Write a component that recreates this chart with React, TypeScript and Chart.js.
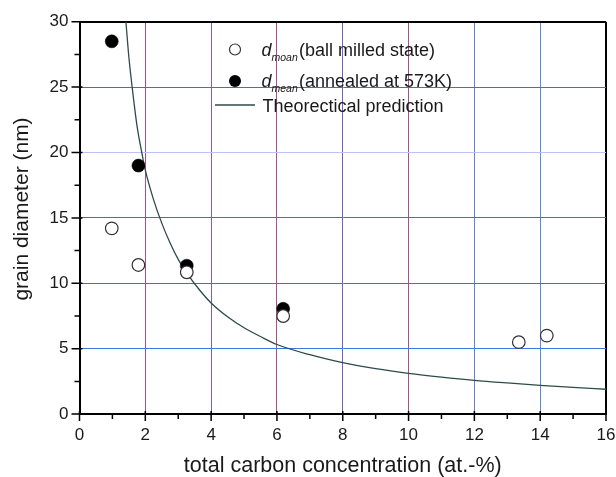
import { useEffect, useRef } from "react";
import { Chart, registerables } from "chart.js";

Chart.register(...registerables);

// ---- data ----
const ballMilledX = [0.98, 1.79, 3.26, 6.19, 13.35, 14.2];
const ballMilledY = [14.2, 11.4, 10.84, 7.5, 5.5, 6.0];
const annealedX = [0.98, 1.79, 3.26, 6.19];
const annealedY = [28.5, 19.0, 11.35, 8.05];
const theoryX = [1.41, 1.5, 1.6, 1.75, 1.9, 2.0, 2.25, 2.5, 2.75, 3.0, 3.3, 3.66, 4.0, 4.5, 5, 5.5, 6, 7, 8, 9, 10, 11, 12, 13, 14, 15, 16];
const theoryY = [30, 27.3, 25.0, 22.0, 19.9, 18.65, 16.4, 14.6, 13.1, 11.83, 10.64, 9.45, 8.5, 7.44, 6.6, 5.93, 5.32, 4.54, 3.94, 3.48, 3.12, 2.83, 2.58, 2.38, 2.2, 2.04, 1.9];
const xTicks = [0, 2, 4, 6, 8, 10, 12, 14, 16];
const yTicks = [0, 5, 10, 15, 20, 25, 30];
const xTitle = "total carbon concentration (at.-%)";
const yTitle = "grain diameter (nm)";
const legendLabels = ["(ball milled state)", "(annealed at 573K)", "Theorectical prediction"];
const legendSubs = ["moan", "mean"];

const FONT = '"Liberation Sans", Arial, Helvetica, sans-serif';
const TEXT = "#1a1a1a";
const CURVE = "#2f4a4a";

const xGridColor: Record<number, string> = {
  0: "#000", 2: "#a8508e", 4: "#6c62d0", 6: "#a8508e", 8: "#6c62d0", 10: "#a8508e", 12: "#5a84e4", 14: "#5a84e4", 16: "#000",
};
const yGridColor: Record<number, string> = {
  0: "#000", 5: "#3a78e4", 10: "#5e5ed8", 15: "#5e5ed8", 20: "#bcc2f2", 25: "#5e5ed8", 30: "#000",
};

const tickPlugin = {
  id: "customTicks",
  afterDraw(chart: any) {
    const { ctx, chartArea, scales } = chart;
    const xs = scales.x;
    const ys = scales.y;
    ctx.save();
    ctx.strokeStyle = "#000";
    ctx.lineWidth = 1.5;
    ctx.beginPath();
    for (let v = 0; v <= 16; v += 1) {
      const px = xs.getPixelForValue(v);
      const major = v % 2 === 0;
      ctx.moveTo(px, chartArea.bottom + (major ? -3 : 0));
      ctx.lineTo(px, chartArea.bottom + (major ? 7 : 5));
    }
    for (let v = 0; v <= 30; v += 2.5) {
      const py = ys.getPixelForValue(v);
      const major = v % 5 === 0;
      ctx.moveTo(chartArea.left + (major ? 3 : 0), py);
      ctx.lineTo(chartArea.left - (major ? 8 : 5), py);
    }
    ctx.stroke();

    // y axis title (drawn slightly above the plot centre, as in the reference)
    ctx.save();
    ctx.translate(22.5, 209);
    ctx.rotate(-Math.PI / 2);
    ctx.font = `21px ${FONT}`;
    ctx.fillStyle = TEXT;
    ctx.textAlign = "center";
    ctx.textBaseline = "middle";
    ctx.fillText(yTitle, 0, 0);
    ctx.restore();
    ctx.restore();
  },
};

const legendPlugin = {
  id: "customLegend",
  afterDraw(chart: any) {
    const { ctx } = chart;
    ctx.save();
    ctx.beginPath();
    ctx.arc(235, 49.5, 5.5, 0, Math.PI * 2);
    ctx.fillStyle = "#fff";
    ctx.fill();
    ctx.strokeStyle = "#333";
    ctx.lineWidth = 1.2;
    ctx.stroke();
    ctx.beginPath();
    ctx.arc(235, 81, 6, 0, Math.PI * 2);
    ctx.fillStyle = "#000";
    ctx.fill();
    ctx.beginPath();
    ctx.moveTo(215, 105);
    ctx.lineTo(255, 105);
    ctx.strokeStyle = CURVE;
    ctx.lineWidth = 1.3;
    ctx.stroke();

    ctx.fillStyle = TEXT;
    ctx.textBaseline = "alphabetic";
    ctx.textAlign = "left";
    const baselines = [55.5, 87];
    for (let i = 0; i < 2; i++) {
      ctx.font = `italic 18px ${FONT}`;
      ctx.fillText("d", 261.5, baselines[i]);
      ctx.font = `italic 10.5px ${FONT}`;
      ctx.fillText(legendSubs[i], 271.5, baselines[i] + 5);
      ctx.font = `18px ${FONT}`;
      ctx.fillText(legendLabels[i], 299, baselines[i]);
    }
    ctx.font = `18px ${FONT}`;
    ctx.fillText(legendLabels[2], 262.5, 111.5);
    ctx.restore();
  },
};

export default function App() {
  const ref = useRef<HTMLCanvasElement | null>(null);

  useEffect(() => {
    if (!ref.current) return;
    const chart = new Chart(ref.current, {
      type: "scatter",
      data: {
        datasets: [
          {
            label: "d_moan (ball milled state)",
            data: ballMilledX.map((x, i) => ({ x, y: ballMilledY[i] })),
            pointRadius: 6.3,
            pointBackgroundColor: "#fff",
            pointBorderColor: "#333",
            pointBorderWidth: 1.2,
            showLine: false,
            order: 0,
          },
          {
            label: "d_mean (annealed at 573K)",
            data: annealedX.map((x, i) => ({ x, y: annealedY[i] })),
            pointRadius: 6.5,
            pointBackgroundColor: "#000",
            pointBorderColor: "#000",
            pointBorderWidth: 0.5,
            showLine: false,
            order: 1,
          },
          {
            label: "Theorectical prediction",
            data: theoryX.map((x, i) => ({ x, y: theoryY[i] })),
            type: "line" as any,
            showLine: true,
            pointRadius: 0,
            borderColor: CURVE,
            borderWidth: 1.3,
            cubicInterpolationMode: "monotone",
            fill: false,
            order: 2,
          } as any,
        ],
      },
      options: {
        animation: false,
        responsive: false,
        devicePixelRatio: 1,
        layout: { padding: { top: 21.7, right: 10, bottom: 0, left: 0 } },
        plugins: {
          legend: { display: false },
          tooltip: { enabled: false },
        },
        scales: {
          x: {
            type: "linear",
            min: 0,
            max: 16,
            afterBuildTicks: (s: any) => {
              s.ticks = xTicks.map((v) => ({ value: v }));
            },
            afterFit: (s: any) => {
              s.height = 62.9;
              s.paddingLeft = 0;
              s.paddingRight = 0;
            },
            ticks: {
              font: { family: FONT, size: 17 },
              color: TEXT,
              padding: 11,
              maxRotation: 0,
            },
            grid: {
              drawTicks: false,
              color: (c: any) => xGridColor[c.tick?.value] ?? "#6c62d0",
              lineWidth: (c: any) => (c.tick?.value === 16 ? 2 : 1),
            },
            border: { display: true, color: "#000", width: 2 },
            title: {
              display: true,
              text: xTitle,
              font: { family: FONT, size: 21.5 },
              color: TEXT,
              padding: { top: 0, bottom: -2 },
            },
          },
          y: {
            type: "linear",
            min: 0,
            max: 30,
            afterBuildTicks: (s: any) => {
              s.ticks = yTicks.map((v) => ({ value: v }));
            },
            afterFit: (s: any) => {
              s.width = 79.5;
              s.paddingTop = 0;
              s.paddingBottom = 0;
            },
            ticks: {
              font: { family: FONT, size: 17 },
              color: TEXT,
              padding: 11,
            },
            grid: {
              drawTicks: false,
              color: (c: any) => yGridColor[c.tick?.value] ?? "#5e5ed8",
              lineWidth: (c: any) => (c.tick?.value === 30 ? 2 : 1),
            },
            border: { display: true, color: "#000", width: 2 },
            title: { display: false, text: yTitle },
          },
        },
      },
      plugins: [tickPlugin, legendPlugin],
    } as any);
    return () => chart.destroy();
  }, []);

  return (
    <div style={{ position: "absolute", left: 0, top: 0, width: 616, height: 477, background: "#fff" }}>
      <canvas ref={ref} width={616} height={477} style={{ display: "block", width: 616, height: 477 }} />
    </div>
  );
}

□ □ □

PROBLEM TO WORK ON » Only the lines from the top of the data through the line with "Chart.register(...registerables);" should be quoted, exactly and with both ends kept; skip the pictures.

REPLY »
Write a component that recreates this chart with React, TypeScript and Chart.js.
import { useEffect, useRef } from "react";
import { Chart, registerables } from "chart.js";

Chart.register(...registerables);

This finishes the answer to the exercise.